Intervention de Olivier Corzani

Réunion du jeudi 7 octobre 2021 à 10h55
Commission d'enquête sur les dysfonctionnements et manquements de la politique pénitentiaire française

Olivier Corzani, maire de Fleury-Mérogis :

Je souhaite d'abord remercier la commission d'enquête pour son travail, qui vise à prendre en compte la dimension territoriale et locale d'un ministère d'État, ce qui n'est pas chose habituelle. L'exercice entamé aujourd'hui est à la fois inédit et audacieux. Je suis convaincu qu'il sera mutuellement profitable et que de nombreux ministères devraient s'inspirer de ce travail. Je vais m'efforcer de tenir un discours constructif mais de vérité.

Installer une prison n'est jamais anodin, au regard des caractéristiques particulières que cela implique, mais également de l'imaginaire collectif, traversé par une longue histoire autour de cette thématique. Fleury-Mérogis, à ce titre, en présentes toutes les caractéristiques, mais de façon exagérée. Il s'agit de la plus grande maison d'arrêt d'Europe, qui deviendra bientôt un centre pénitentiaire. Elle abrite actuellement plus de 3 600 détenus répartis dans un centre de jeunes détenus, une maison d'arrêt des hommes et une maison d'arrêt des femmes. Ces détenus sont encadrés par près 2 600 agents, dont plus de 900 habitent la commune. Une grande partie de ces agents sont issus de l'outre-mer. Beaucoup vivent Fleury-Mérogis comme un passage vers une mutation leur permettant de repartir outre-mer.

Cette situation entraîne chaque année une rotation démographique importante. Entre juin à septembre, nous comptons environ une centaine de familles qui quittent la ville pour autant d'arrivées dans la période. Ces salariés arrivent généralement jeunes et seuls, et repartent souvent en couple avec des enfants, ce qui implique pour la ville un renouvellement constant des publics de jeunes enfants et de scolaires, et donc une demande dédiée aux enfants de 0 à 12 ans sans cesse renouvelée. Le vieillissement de la population observable dans les autres communes n'existe pas chez nous. L'ensemble de l'espace foncier qui couvre les logements hébergeant les agents, le complexe maison d'arrêt ainsi que le gymnase, le terrain de football, le pôle de retrait et d'extraction judiciaire, l'ancien couvent, etc., sont la propriété du ministère de la justice, ce qui représente quasiment les trois quarts du territoire administratif de la commune. Du fait de leurs horaires décalés, les agents sont naturellement très demandeurs de services publics ouverts sur des plages horaires très larges. Pour vous donner une idée de ce que ça implique, nous disposons d'une crèche dont les horaires s'étalent de six heures trente à dix-neuf heures trente. Dans cette crèche, dix places sont réservées aux agents du ministère de la justice, avec un appui financier de sa part. Nous réfléchissons également à une seconde structure au champ horaire élargi. Le centre de loisirs est ouvert de sept heures quinze à dix-neuf heures trente, et c'est encore insuffisant au regard des demandes des personnels.

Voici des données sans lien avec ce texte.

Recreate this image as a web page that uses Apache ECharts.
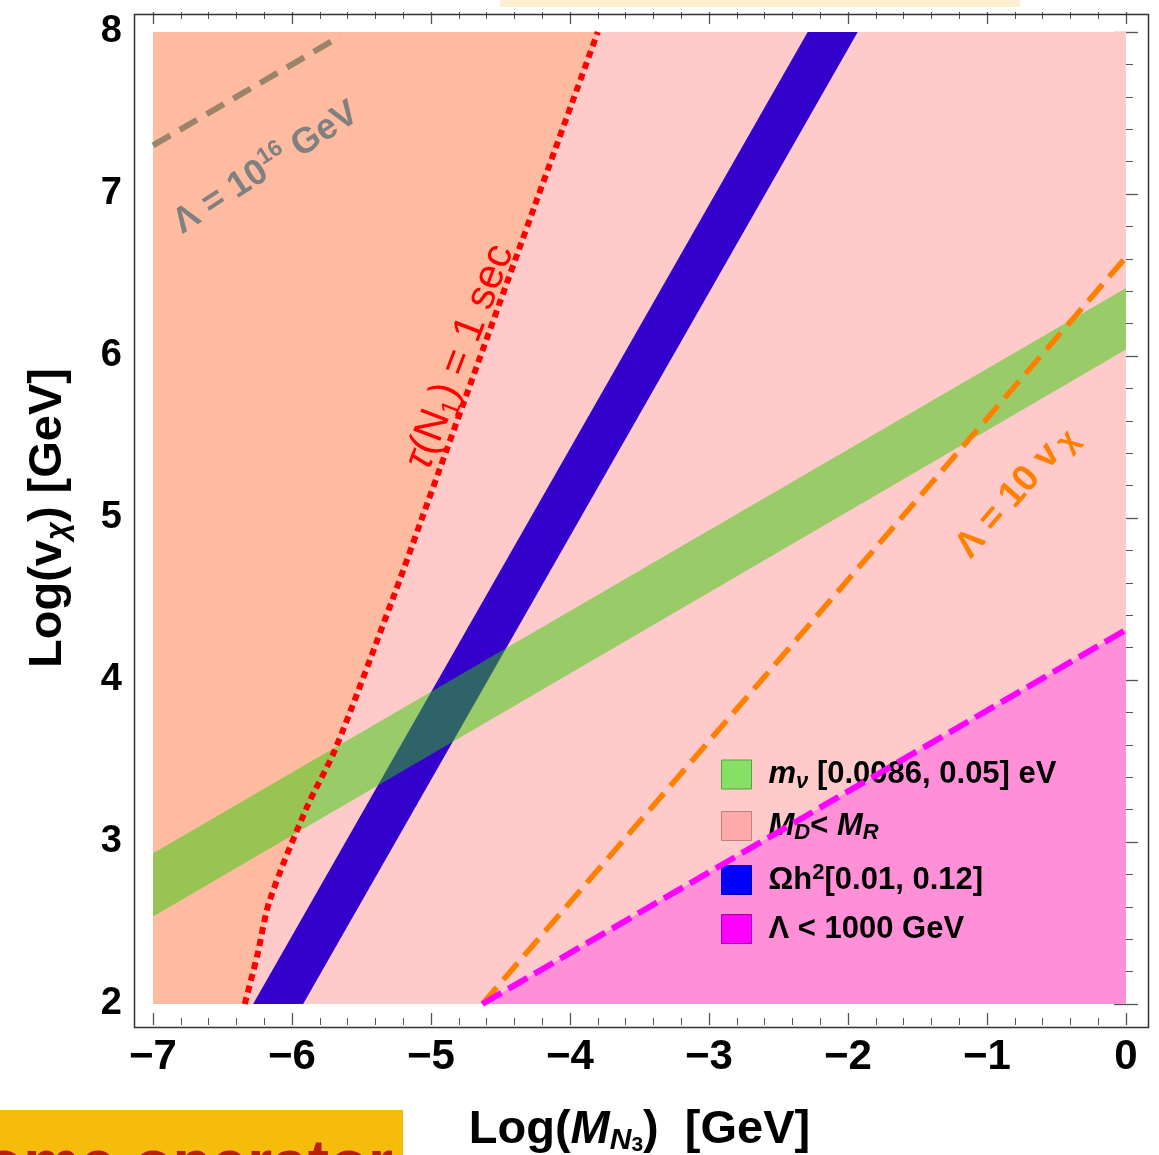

Pour compenser ces impacts, la population carcérale est comptabilisée dans la population communale, ce qui a pour effet d'augmenter la DGF – dotation globale de fonctionnement – attribuée à la commune. Le supplément a été évalué, approximativement en fonction des années, autour de 350 millions d'euros, ce qui ne permet pas d'assouvir l'ensemble des besoins exprimés. Mais nous avons su instaurer au fil du temps de nombreux partenariats, par exemple à travers la création d'une micro-crèche dans la maison d'arrêt des femmes, à destination des femmes détenues, à travers la solidarité que nous nous sommes témoignés mutuellement dans la gestion de la pandémie, l'échange culturel que nous entamons avec la maison d'arrêt, ou encore la mise à disposition de l'offre de soins municipale.